Immigration, the boats above all, is a far tougher challenge. The Conservatives are saddled with their record in government. Last week’s YouGov poll for the Times had bad news for Labour, with 71 per cent of respondents saying it is handling the issue badly, but even worse news for the Conservatives: only 6 per cent say it is the best party for handling immigration and asylum. They are not just behind Labour (on 9 per cent) but way behind the 31 per cent who name Reform.
A different political strategy will take time to work. The biggest influence on Tory prospects is outside the party’s control. By 2029, voters will judge whether or not Labour has taken effective steps to tackle these issues. If it is deemed to have failed, Farage may be unstoppable.
The Conservatives’ best hope is for Labour’s policies on boats, hotels and immigration generally to be seen to work. This would do more than anything else to burst the Reform bubble. It would also allow the Tories to reject the ugly simplicity of scapegoating immigrants as a whole, and to set out a strategy for positively welcoming the newcomers we want, while keeping out those we don’t.
Among other things, this would help the Conservatives to restore their reputation for sound economic management.
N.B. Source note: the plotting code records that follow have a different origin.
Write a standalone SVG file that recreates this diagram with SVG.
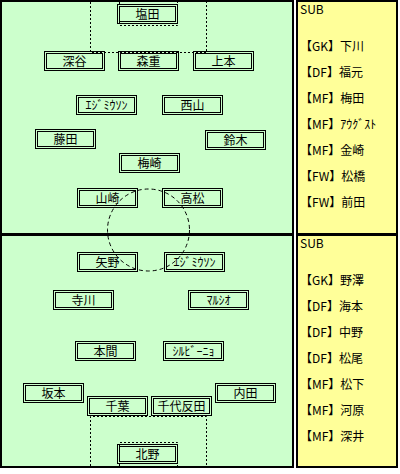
<svg xmlns="http://www.w3.org/2000/svg" width="400" height="474" viewBox="0 0 400 474">
<style>
.field{fill:#CCFFCC;stroke:#000;stroke-width:2}
.panel{fill:#FFFF99;stroke:#000;stroke-width:2}
.bo{fill:none;stroke:#000;stroke-width:1}
.lbl{font-family:"Noto Sans CJK JP","Noto Sans",sans-serif;font-size:12px;fill:#000;text-anchor:middle}
.sub{font-family:"Noto Sans CJK JP","Noto Sans",sans-serif;font-size:12px;fill:#000}
.dot{fill:none;stroke:#000;stroke-width:1;stroke-dasharray:2,2}
.circ{fill:none;stroke:#000;stroke-width:1;stroke-dasharray:4,3}
</style>
<defs>
<g id="box">
<rect class="bo" x="0.5" y="0.5" width="60" height="19"/>
<rect class="bo" x="2.5" y="2.5" width="56" height="15"/>
</g>
</defs>
<rect width="400" height="474" fill="#fff"/>
<g id="pitch">
<rect class="field" x="1" y="1" width="292" height="233"/>
<rect class="field" x="1" y="235" width="292" height="232"/>
<rect class="panel" x="297" y="1" width="100" height="233"/>
<rect class="panel" x="297" y="235" width="100" height="232"/>
<path class="dot" d="M90.5,2V52.5H206.5V2M119.5,2V25.5H177.5V2"/>
<path class="dot" d="M90.5,466V416.5H206.5V466M119.5,466V442.5H177.5V466"/>
</g>
<g id="subs-top" class="sub">
<text x="300" y="13.5">SUB</text>
<text x="300" y="51">【GK】下川</text>
<text x="300" y="77">【DF】福元</text>
<text x="300" y="103">【MF】梅田</text>
<text x="300" y="129">【MF】ｱｳｸﾞｽﾄ</text>
<text x="300" y="155">【MF】金崎</text>
<text x="300" y="181">【FW】松橋</text>
<text x="300" y="207">【FW】前田</text>
</g>
<g id="subs-bottom" class="sub">
<text x="300" y="247.5">SUB</text>
<text x="300" y="285">【GK】野澤</text>
<text x="300" y="311">【DF】海本</text>
<text x="300" y="337">【DF】中野</text>
<text x="300" y="363">【DF】松尾</text>
<text x="300" y="389">【MF】松下</text>
<text x="300" y="415">【MF】河原</text>
<text x="300" y="441">【MF】深井</text>
</g>
<g id="n-shioda" transform="translate(117,4)"><use href="#box"/><text class="lbl" x="30.5" y="14.5">塩田</text></g>
<g id="n-fukaya" transform="translate(44,51)"><use href="#box"/><text class="lbl" x="30.5" y="14.5">深谷</text></g>
<g id="n-morishige" transform="translate(118,51)"><use href="#box"/><text class="lbl" x="30.5" y="14.5">森重</text></g>
<g id="n-uemoto" transform="translate(193,51)"><use href="#box"/><text class="lbl" x="30.5" y="14.5">上本</text></g>
<g id="n-edmilson1" transform="translate(76,95)"><use href="#box"/><text class="lbl" x="30.5" y="14.5">ｴｼﾞﾐｳｿﾝ</text></g>
<g id="n-nishiyama" transform="translate(162,95)"><use href="#box"/><text class="lbl" x="30.5" y="14.5">西山</text></g>
<g id="n-fujita" transform="translate(35,129)"><use href="#box"/><text class="lbl" x="30.5" y="14.5">藤田</text></g>
<g id="n-suzuki" transform="translate(205,130)"><use href="#box"/><text class="lbl" x="30.5" y="14.5">鈴木</text></g>
<g id="n-umesaki" transform="translate(119,153)"><use href="#box"/><text class="lbl" x="30.5" y="14.5">梅崎</text></g>
<g id="n-yamazaki" transform="translate(77,188)"><use href="#box"/><text class="lbl" x="30.5" y="14.5">山崎</text></g>
<g id="n-takamatsu" transform="translate(162,188)"><use href="#box"/><text class="lbl" x="30.5" y="14.5">高松</text></g>
<g id="n-yano" transform="translate(77,252)"><use href="#box"/><text class="lbl" x="30.5" y="14.5">矢野</text></g>
<g id="n-edmilson2" transform="translate(164,252)"><use href="#box"/><text class="lbl" x="30.5" y="14.5">ｴｼﾞﾐｳｿﾝ</text></g>
<g id="n-terakawa" transform="translate(53,290)"><use href="#box"/><text class="lbl" x="30.5" y="14.5">寺川</text></g>
<g id="n-marcio" transform="translate(188,290)"><use href="#box"/><text class="lbl" x="30.5" y="14.5">ﾏﾙｼｵ</text></g>
<g id="n-honma" transform="translate(75,341)"><use href="#box"/><text class="lbl" x="30.5" y="14.5">本間</text></g>
<g id="n-silvinho" transform="translate(163,341)"><use href="#box"/><text class="lbl" x="30.5" y="14.5">ｼﾙﾋﾞｰﾆｮ</text></g>
<g id="n-sakamoto" transform="translate(23,383)"><use href="#box"/><text class="lbl" x="30.5" y="14.5">坂本</text></g>
<g id="n-uchida" transform="translate(215,383)"><use href="#box"/><text class="lbl" x="30.5" y="14.5">内田</text></g>
<g id="n-chiba" transform="translate(87,396)"><use href="#box"/><text class="lbl" x="30.5" y="14.5">千葉</text></g>
<g id="n-chiyotanda" transform="translate(151,396)"><use href="#box"/><text class="lbl" x="30.5" y="14.5">千代反田</text></g>
<g id="n-kitano" transform="translate(117,444)"><use href="#box"/><text class="lbl" x="30.5" y="14.5">北野</text></g>
<g id="connectors">
<circle class="circ" cx="148.5" cy="230" r="41"/>
</g>
</svg>
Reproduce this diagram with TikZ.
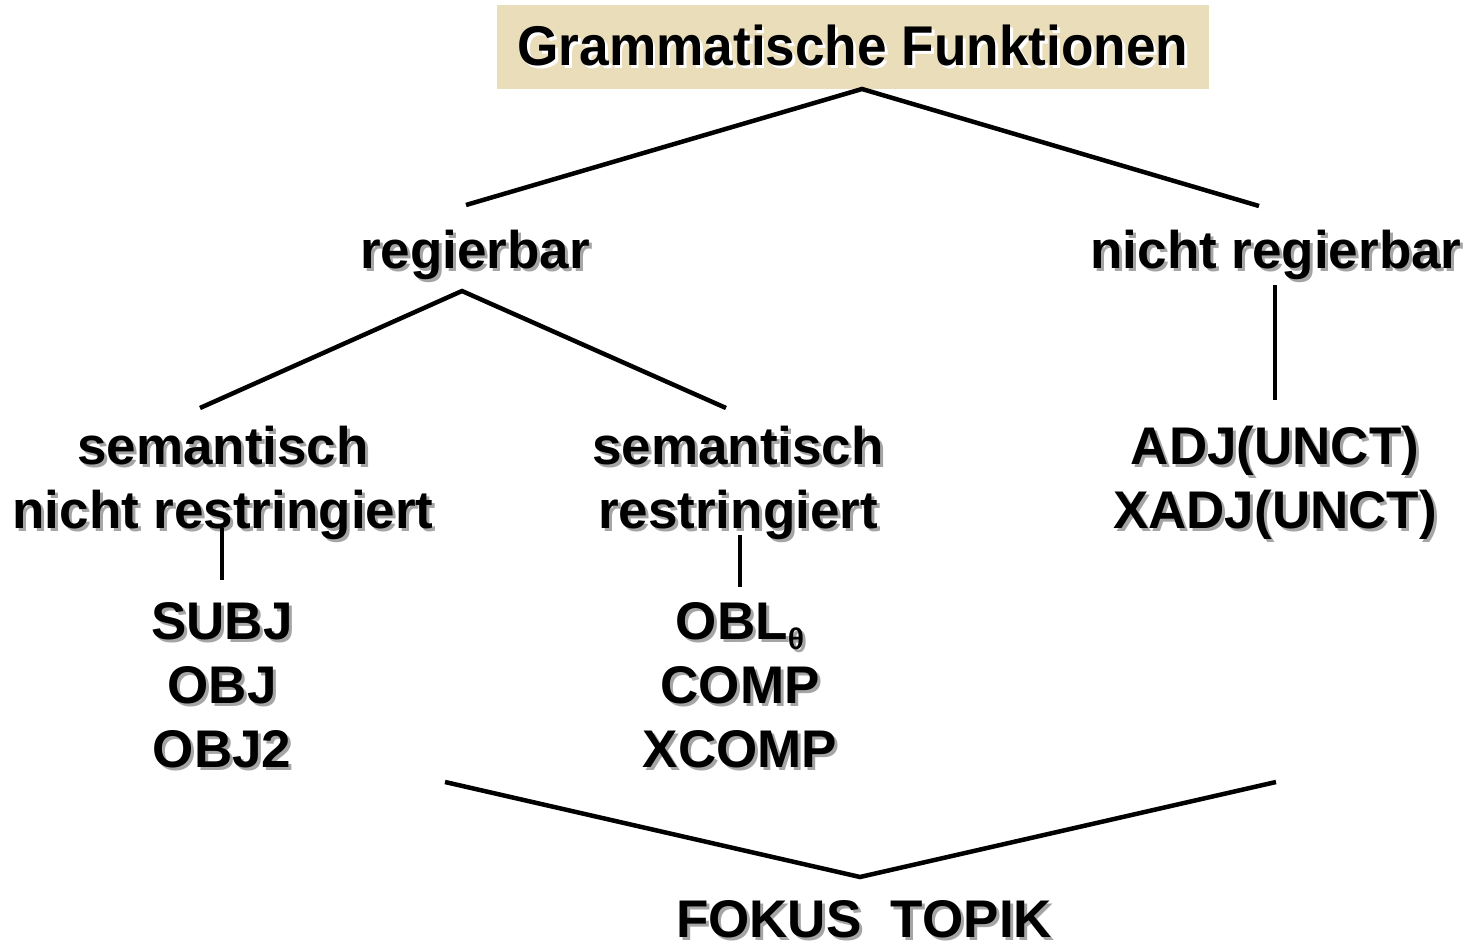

As the IMF, OECD and even the Bank of England say, countries such as ours need more workers, not just to keep hospitals, restaurants, bars and much of industry functioning, but to grow our economy and generate the tax revenues we shall need to sustain a civilised society.
Moving the boulder blocking a Tory revival
Which brings us back to the point that, above all, the Conservatives need the political agenda to be ripped up and rewritten before the next general election. In 2029, the central political question should be not how to keep away outsiders and vaccinate British politics against the schemes of foreign governments, but how to build a more prosperous and harmonious UK, working with other countries, especially in Europe, to reconstruct a rules-based world order.
Sadly, any candidate in a fresh leadership election who makes that case right now is bound to lose. That might change in due course, but not yet. Meanwhile, who can move the nationalist boulder that currently blocks the path to the party’s recovery? To an extent that leading Conservatives probably don’t realise, and would certainly not admit, the two politicians who are best placed to do this are Keir Starmer and Yvette Cooper.